18 November 2008

ENG4013 - The Author and Monuments

Wow. Posting my thoughts on Dr. M's questions two weeks in a row. Something must be wrong.

The Author

Q: B&R propose that the "author is a sort of phantom." Explain what they mean and its implications.
A: The author is concealed from the reader by the characters and world that the author creates (the text). Even if the author writes in first person, the "I" of the story is arguably a character, not the author. Even if the author injects parts of his life and experience into the story, the story is still a conflation or reality and imagination. The reader has no access to the author other than through the text, and the text hides the author. So, while the reader may get a sense of the author through the text (for instance, it was fairly obvious to me that Orson Scott Card was a Mormon after reading a couple of his book), that "knowledge" is really the reader's idea of the author. The reader does not meet the author in the text -- or the author met is the particular face of the author presented in the text, a fragment of a larger whole.

Q: What is "the intentional fallacy."
A: Wimsatt and Beardsley proposed that the author's intent is "neither available nor desirable" for understanding or critically analyzing the text. Since everything is mediated by language, even if we asked the author, their answer would simply be another text open to interpretation. Given some of the other discussion in class regarding the psychoanalytical concept of the unconscious and its unknowable role in human actions, it is doubtful that even the author can give a complete explanation of everything they intended. Therefore, readers should not focus on the author's intention but their interpretation of the author's work.

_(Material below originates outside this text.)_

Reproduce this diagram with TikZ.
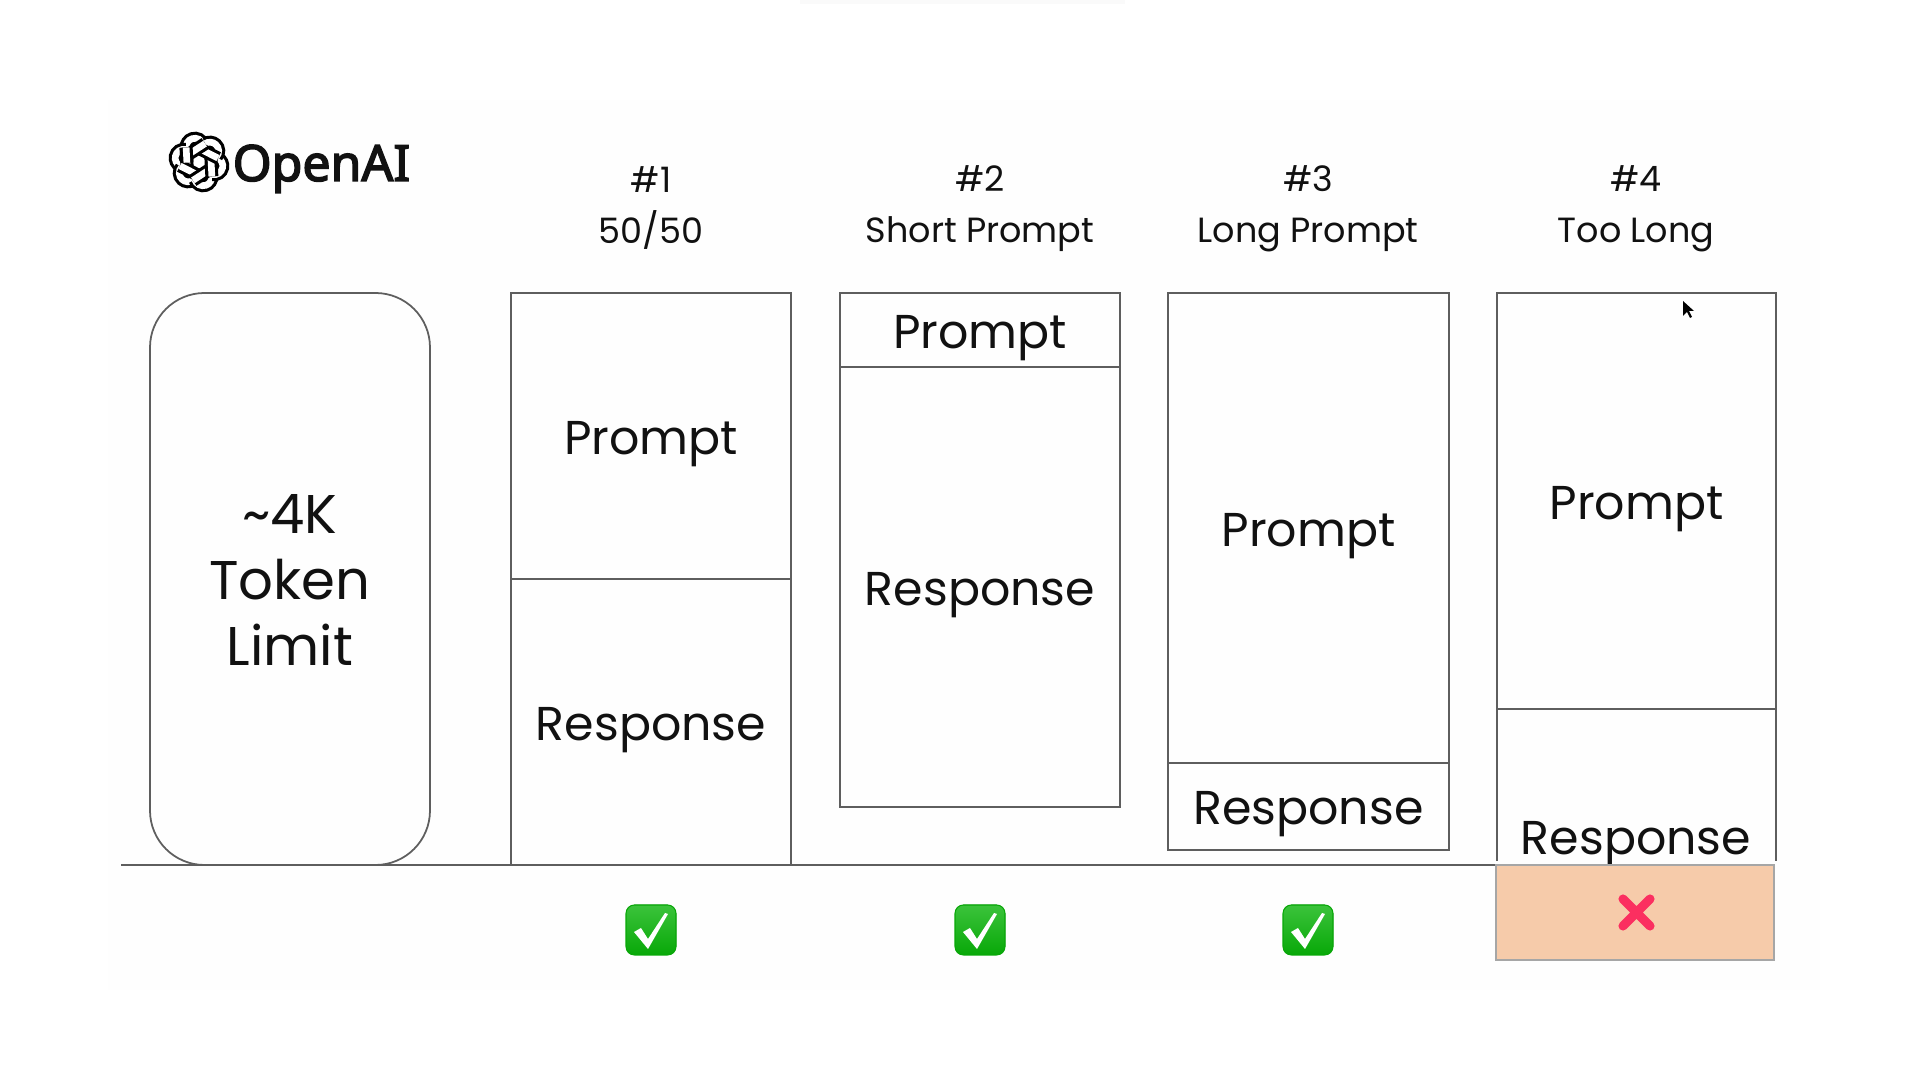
\documentclass[tikz,border=0pt]{standalone}
\usepackage{fontspec}
\usepackage{xcolor}
\usepackage{tikz}
\setmainfont{Poppins}
\newfontfamily\logofont[FakeBold=3]{Noto Sans}
\definecolor{ink}{HTML}{111111}
\definecolor{edge}{HTML}{5E5E5E}
\definecolor{paper}{HTML}{FEFEFE}
\definecolor{smudge}{HTML}{FAFAFA}
\definecolor{over}{HTML}{F6CBAA}
\definecolor{overedge}{HTML}{A6A6A6}
\definecolor{cross}{HTML}{FB2F60}
\definecolor{okgreen}{HTML}{0AB40A}
\definecolor{okdark}{HTML}{08A808}
\tikzset{
    segline/.style={draw=edge,line width=0.5pt},
    segtext/.style={text=ink,font=\fontsize{13.5}{14}\selectfont,inner sep=0pt},
    headtext/.style={text=ink,font=\fontsize{9.95}{14.5}\selectfont,align=center,inner sep=0pt},
    limittext/.style={text=ink,font=\fontsize{15.5}{18.8}\selectfont,align=center,inner sep=0pt},
    bandout/.style={black,line width=3.7pt},
    bandin/.style={white,line width=1.9pt},
}
\newcommand{\segment}[6]{
    \pgfmathsetmacro{\mx}{(#2+#4)/2}
    \pgfmathsetmacro{\my}{(#3+#5)/2+8}
    \draw[segline] (#2,#3) rectangle (#4,#5);
    \node[segtext] (#1) at (\mx,\my) {#6};
}
\newcommand{\okbox}[2]{
    \pgfmathsetmacro{\x}{#1}
    \pgfmathsetmacro{\y}{#2}
    \fill[top color=okgreen!80!white,bottom color=okdark,draw=okdark,line width=0.3pt,rounded corners=2.4pt] (\x-25,\y-25) rectangle (\x+25,\y+25);
    \fill[white] (\x-17,\y+2) -- (\x-10,\y-2) -- (\x-3,\y+9) -- (\x+14,\y-17) -- (\x+17,\y-16) -- (\x-3,\y+19) -- cycle;
}
\newcommand{\knotlogo}[2]{
    \begin{scope}[shift={(#1,#2)},x=0.011cm,y=0.011cm]
        % lobes first, the straight bands lie over them
        \foreach \a in {-27,33,...,273} {
            \draw[bandout,rotate=\a] (-3.8,16.06) arc (45:210:8);
            \draw[bandin,rotate=\a] (-3.8,16.06) arc (45:210:8);
        }
        \foreach \a in {-27,33,...,273} {
            \draw[bandout,rotate=\a] (-16.38,6.4) -- (-6.35,-11);
            \draw[bandin,rotate=\a] (-16.38,6.4) -- (-6.35,-11);
        }
        \draw[bandout,rotate=-27] (-16.38,6.4) -- (-9.53,-5.5);
        \draw[bandin,rotate=-27] (-16.38,6.4) -- (-9.53,-5.5);
    \end{scope}
}

\begin{document}
\begin{tikzpicture}[x=0.01cm,y=-0.01cm]
    \fill[white] (0,0) rectangle (1920,1080);
    \fill[paper] (108,100) rectangle (1820,990);
    \fill[smudge] (800,0) rectangle (1125,4);
    \useasboundingbox (0,0) rectangle (1920,1080);

    \knotlogo{199}{162};
    \node[text=ink,font=\logofont\fontsize{14.2}{14}\selectfont,inner sep=0pt,anchor=base west] (brand) at (232,181) {OpenAI};

    \node[headtext] (head1) at (651,208) {\#1\\50/50};
    \node[headtext] (head2) at (980,209) {\#2\\Short Prompt};
    \node[headtext] (head3) at (1308,209) {\#3\\Long Prompt};
    \node[headtext] (head4) at (1636,209) {\#4\\Too Long};

    \draw[segline,rounded corners=15.5pt] (150,293) rectangle (430,865);
    \node[limittext] (limit) at (290,580) {\textasciitilde4K\\Token\\Limit};

    \segment{prompt1}{511}{293}{791}{579}{Prompt};
    \segment{response1}{511}{579}{791}{865}{Response};

    \segment{prompt2}{840}{293}{1120}{367}{Prompt};
    \segment{response2}{840}{367}{1120}{807}{Response};

    \segment{prompt3}{1168}{293}{1449}{763}{Prompt};
    \segment{response3}{1168}{763}{1449}{850}{Response};

    \segment{prompt4}{1497}{293}{1776}{709}{Prompt};
    \draw[segline] (1497,861) -- (1497,709) -- (1776,709) -- (1776,861);
    \node[segtext] (response4) at (1636,844) {Response};

    \coordinate (floorstart) at (121,865);
    \coordinate (floorend) at (1496,865);
    \draw[segline] (floorstart) -- (floorend);

    \okbox{651}{930};
    \okbox{980}{930};
    \okbox{1308}{930};

    \draw[draw=overedge,fill=over,line width=0.55pt] (1496,865) rectangle (1774,960);
    \draw[cross,line width=2.6pt,line cap=round] (1623,899) -- (1650,926) (1650,899) -- (1623,926);

    \fill[black] (1683,301) -- (1683,316) -- (1687,312) -- (1690,318) -- (1692,317) -- (1689,311) -- (1694,311) -- cycle;
\end{tikzpicture}
\end{document}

Q: Identify one way in which "authorial intention" is problematized or "falters", according to BR.
A: See the sentence regarding the unknowable unconscious in the answer to the previous question. Also, modern linguistics theory suggests that language itself introduces limits and constraints on the author, predisposing him to certain paths and modes of speech (writing) and discourse and further limiting the freedom of his intent.

Monuments

Q: What is Frank Kermode’s definition of a classic, and what are its implications for notion of authorial intention?
A: Kermode defines a classic as a work whose "instrinsic qualities" endure but that is open to multiple interpretations and reinterpretations. The classic survives because it can mean different things at different times. This undermines the idea of authorial intention because later interpretations may have nothing to do with the author's conscious (or even unconscious) intentions at the time of writing. Kermode says that the text is subject to the reader's interpretation and is "not a message from one mind to another."

Q: The value of the monument and the process of monumentalization are driven by a double impulse: to remember and to forget. Explain what this double impulse means.
A: On the one hand, the monument seeks to remind those who remain of the thing it honors. On the other hand, it buries or conceals the thing it seeks to honor, putting it out of sight and causing us to forget. For example, in Milton's poem on Shakespeare, he points readers away from Shakespeare's physical body and toward his literary body. Don't bother looking at his grave. That body doesn't matter. Look at what he wrote. That's the important (and immortal) body. This directs us away from the man, making him accessible only through the texts he left us.